The wife's guide to happy families
The year is 1955. The magazine: Housekeeping Monthly. With no apology to Chaucer the article is entitled the Good Wife's Guide (to welcoming her husband home).
"Prepare yourself. Take 15 minutes to rest so you'll be refreshed when he arrives. Touch up your make-up, put a ribbon in your hair and be fresh-looking. Remember, he has just been with a lot of work-weary people.
"Have dinner ready. Plan ahead, even the night before, to have a delicious meal ready for his return. Most men are hungry when they come home and the prospect of a good meal (especially his favourite dish) is part of the welcome needed.
"Clear away the clutter. Make one last trip through the main part of the house just before your husband arrives. Gather up schoolbooks, toys, papers etc then run a dustcloth over the tables.
"Over the cooler months of the year light a fire for him to unwind by. Catering for his comfort will provide you with immense personal satisfaction.
"Prepare the children.

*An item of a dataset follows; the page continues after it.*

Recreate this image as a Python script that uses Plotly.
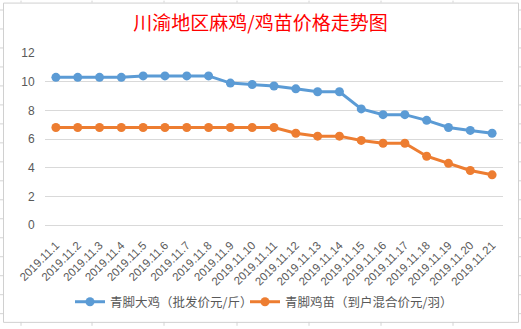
import plotly.graph_objects as go

dates = ["2019.11.1", "2019.11.2", "2019.11.3", "2019.11.4", "2019.11.5", "2019.11.6",
         "2019.11.7", "2019.11.8", "2019.11.9", "2019.11.10", "2019.11.11", "2019.11.12",
         "2019.11.13", "2019.11.14", "2019.11.15", "2019.11.16", "2019.11.17", "2019.11.18",
         "2019.11.19", "2019.11.20", "2019.11.21"]
big_chicken = [10.3, 10.3, 10.3, 10.3, 10.4, 10.4, 10.4, 10.4, 9.9, 9.8, 9.7, 9.5,
               9.3, 9.3, 8.1, 7.7, 7.7, 7.3, 6.8, 6.6, 6.4]
chick = [6.8, 6.8, 6.8, 6.8, 6.8, 6.8, 6.8, 6.8, 6.8, 6.8, 6.8, 6.4,
         6.2, 6.2, 5.9, 5.7, 5.7, 4.8, 4.3, 3.8, 3.5]
name_big = "青脚大鸡（批发价元/斤）"
name_chick = "青脚鸡苗（到户混合价元/羽）"
title_text = "川渝地区麻鸡/鸡苗价格走势图"
y_ticks = [0, 2, 4, 6, 8, 10, 12]

W, H = 521, 329
L, R, T, B = 45, 18, 53, 102
PW, PH = W - L - R, H - T - B

def px(x):
    return (x - L) / PW

def py(y):
    return (H - B - y) / PH

fig = go.Figure()
fig.add_trace(go.Scatter(x=dates, y=big_chicken, name=name_big, mode="lines+markers",
                         line=dict(color="#5B9BD5", width=3),
                         marker=dict(color="#5B9BD5", size=9), legend="legend"))
fig.add_trace(go.Scatter(x=dates, y=chick, name=name_chick, mode="lines+markers",
                         line=dict(color="#ED7D31", width=3),
                         marker=dict(color="#ED7D31", size=9), legend="legend2"))

shapes = []
grid = "#d4d4d4"
# spreadsheet grid outside the chart
for cx in [21, 92, 164, 237, 309, 381, 453]:
    shapes.append(dict(type="line", xref="paper", yref="paper", x0=px(cx), x1=px(cx),
                       y0=py(0), y1=py(2), line=dict(color=grid, width=1), layer="below"))
    shapes.append(dict(type="line", xref="paper", yref="paper", x0=px(cx), x1=px(cx),
                       y0=py(325), y1=py(329), line=dict(color=grid, width=1), layer="below"))
ry = 9.5
while ry < 329:
    shapes.append(dict(type="line", xref="paper", yref="paper", x0=px(0), x1=px(3),
                       y0=py(ry), y1=py(ry), line=dict(color=grid, width=1), layer="below"))
    shapes.append(dict(type="line", xref="paper", yref="paper", x0=px(518), x1=px(521),
                       y0=py(ry), y1=py(ry), line=dict(color=grid, width=1), layer="below"))
    ry += 19.2
# chart border
shapes.append(dict(type="rect", xref="paper", yref="paper", x0=px(3.5), x1=px(518.5),
                   y0=py(2.5), y1=py(325.5), line=dict(color="#d0d0d0", width=1),
                   fillcolor="rgba(0,0,0,0)", layer="below"))

legend_style = dict(orientation="h", xanchor="left", yanchor="middle", itemwidth=30,
                    font=dict(family="Noto Sans CJK SC", size=12.5, color="#595959"),
                    bgcolor="rgba(0,0,0,0)")

fig.update_layout(
    width=W, height=H,
    margin=dict(l=L, r=R, t=T, b=B, pad=0),
    paper_bgcolor="white", plot_bgcolor="white",
    title=dict(text=title_text, x=0.5, xanchor="center", y=1 - 23 / H, yanchor="middle",
               font=dict(family="Noto Sans CJK SC", size=19, color="#FF0000")),
    font=dict(family="Noto Sans CJK SC", color="#595959"),
    xaxis=dict(type="category", range=[-0.5, len(dates) - 0.5], tickangle=-45,
               showgrid=False, showline=False, zeroline=False,
               ticks="outside", ticklen=8, tickcolor="rgba(0,0,0,0)",
               tickfont=dict(family="Liberation Sans", size=11.5, color="#595959")),
    yaxis=dict(range=[0, 12], tickvals=y_ticks, showgrid=True, gridcolor="#d9d9d9",
               gridwidth=1, zeroline=True, zerolinecolor="#d9d9d9", zerolinewidth=1,
               showline=False, ticks="outside", ticklen=7, tickcolor="rgba(0,0,0,0)",
               tickfont=dict(family="Liberation Sans", size=12, color="#595959")),
    legend=dict(x=px(70), y=py(305), **legend_style),
    legend2=dict(x=px(245), y=py(305), **legend_style),
    showlegend=True,
    shapes=shapes,
)

fig.write_html("out.html")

Take a few minutes to wash hands and faces, comb hair and change their clothes if necessary. They are little treasures and he would like to see them playing the part. Minimise all noise. At the moment of his arrival eliminate the sounds of washer, dryer or vacuum.

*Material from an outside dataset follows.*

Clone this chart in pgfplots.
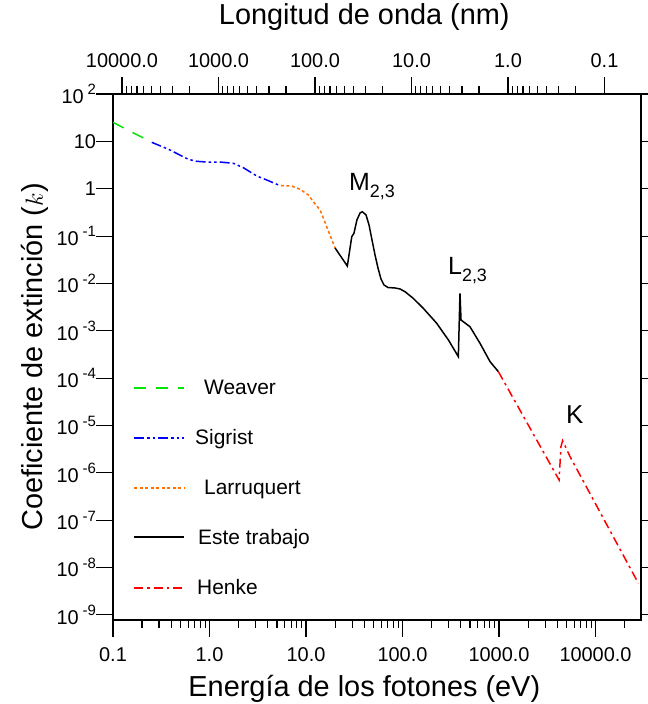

"Make him comfortable. Greet him with a warm smile and show sincerity in your desire to please him. Have him lean back in his chair or lie down in the bedroom. Have a cool or warm drink ready for him. Arrange his pillow and offer to take off his shoes. Speak in a low, soothing and pleasant voice.

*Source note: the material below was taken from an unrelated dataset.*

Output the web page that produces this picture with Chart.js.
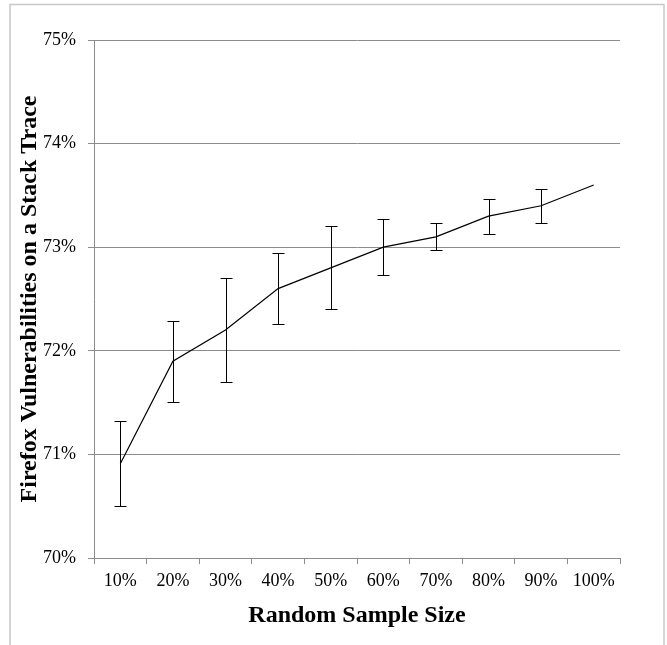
<!DOCTYPE html>
<html>
<head>
<meta charset="utf-8">
<script src="https://cdn.jsdelivr.net/npm/chart.js@4"></script>
<style>
html,body{margin:0;padding:0;background:#fff;}
#wrap{position:relative;width:667px;height:645px;}
</style>
</head>
<body>
<div id="wrap"><canvas id="c" width="667" height="645"></canvas></div>
<script>
const categories = ['10%','20%','30%','40%','50%','60%','70%','80%','90%','100%'];
const values = [70.91, 71.90, 72.20, 72.60, 72.80, 73.00, 73.10, 73.30, 73.40, 73.60];
const errors = [0.41, 0.39, 0.50, 0.34, 0.40, 0.27, 0.13, 0.17, 0.165, null];
const yTicks = [70, 71, 72, 73, 74, 75];

const GRAY = '#8c8c8c';
const FONT = "'Liberation Serif', 'Times New Roman', serif";

const frame = {
  id: 'frame',
  beforeDraw(chart) {
    const ctx = chart.ctx;
    ctx.save();
    ctx.fillStyle = '#fff';
    ctx.fillRect(0, 0, chart.width, chart.height);
    ctx.strokeStyle = '#c8c8c8';
    ctx.lineWidth = 1.5;
    ctx.strokeRect(10, 4.5, 654, 660);
    ctx.restore();
  }
};

const errorBars = {
  id: 'errorBars',
  afterDatasetsDraw(chart) {
    const ctx = chart.ctx;
    const meta = chart.getDatasetMeta(0);
    const ys = chart.scales.y;
    ctx.save();
    ctx.strokeStyle = '#000';
    ctx.lineWidth = 1;
    meta.data.forEach((pt, i) => {
      const e = errors[i];
      if (e == null) return;
      const x = Math.round(pt.x) + 0.5;
      const yt = Math.round(ys.getPixelForValue(values[i] + e)) + 0.5;
      const yb = Math.round(ys.getPixelForValue(values[i] - e)) + 0.5;
      ctx.beginPath();
      ctx.moveTo(x, yt); ctx.lineTo(x, yb);
      ctx.moveTo(x - 6, yt); ctx.lineTo(x + 6, yt);
      ctx.moveTo(x - 6, yb); ctx.lineTo(x + 6, yb);
      ctx.stroke();
    });
    ctx.restore();
  }
};

new Chart(document.getElementById('c'), {
  type: 'line',
  data: {
    labels: categories,
    datasets: [{
      data: values,
      borderColor: '#000',
      borderWidth: 1.2,
      pointRadius: 0,
      tension: 0,
      fill: false
    }]
  },
  options: {
    responsive: false,
    animation: false,
    devicePixelRatio: 1,
    layout: { padding: { left: 0, top: 40, right: 47, bottom: 0 } },
    plugins: { legend: { display: false }, tooltip: { enabled: false } },
    scales: {
      x: {
        type: 'category',
        offset: true,
        grid: { offset: true, drawOnChartArea: false, drawTicks: true, tickLength: 6, color: GRAY },
        border: { display: true, color: GRAY, width: 1 },
        ticks: { color: '#000', font: { family: FONT, size: 18 }, padding: 6, maxRotation: 0 },
        title: { display: true, text: 'Random Sample Size', color: '#000', font: { family: FONT, size: 24, weight: 'bold' }, padding: { top: 0, bottom: 15 } },
        afterFit(s) { s.height = 87; }
      },
      y: {
        min: 70, max: 75,
        afterBuildTicks(s) { s.ticks = yTicks.map(v => ({ value: v })); },
        grid: { color: GRAY, tickLength: 6, drawTicks: true },
        border: { display: true, color: GRAY, width: 1 },
        ticks: { color: '#000', font: { family: FONT, size: 18 }, padding: 12, callback: v => v + '%' },
        title: { display: true, text: 'Firefox Vulnerabilities on a Stack Trace', color: '#000', font: { family: FONT, size: 24, weight: 'bold' }, padding: { top: 15, bottom: 0 } },
        afterFit(s) { s.width = 94; }
      }
    }
  },
  plugins: [frame, errorBars]
});
</script>
</body>
</html>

"Be a little gay (sic), and a little more interesting for him. His boring day may need a lift and one of your duties is to provide it.
"Listen to him. You may have a dozen important things to tell him, but the moment of his arrival is not the time. Let him talk first - remember, his topics of conversation are more important than yours.
"Make the evening his. Never complain if he comes home late or goes out to dinner or other places of entertainment without you. Instead, try to understand his world of strain and pressure and his very real need to be at home and relax.
"Your goal: to ensure that your home is a place of peace, order and tranquillity where your husband can renew himself in body and spirit.
"Don't greet him with complaints and problems. Don't complain even if he stays out all night. Count this as minor compared to what he might have gone through that day.
"Don't ask questions about his actions or question his judgment or integrity. Remember, he is the master of the house and such will always exercise his will with fairness and truthfulness. You have no right to question him. A good wife always knows her place".
The views I'm sure of the Taliban. The politically correct among us will shudder. The little treasures will hoot with mirth. And women everywhere will reach for the Chianti bottle.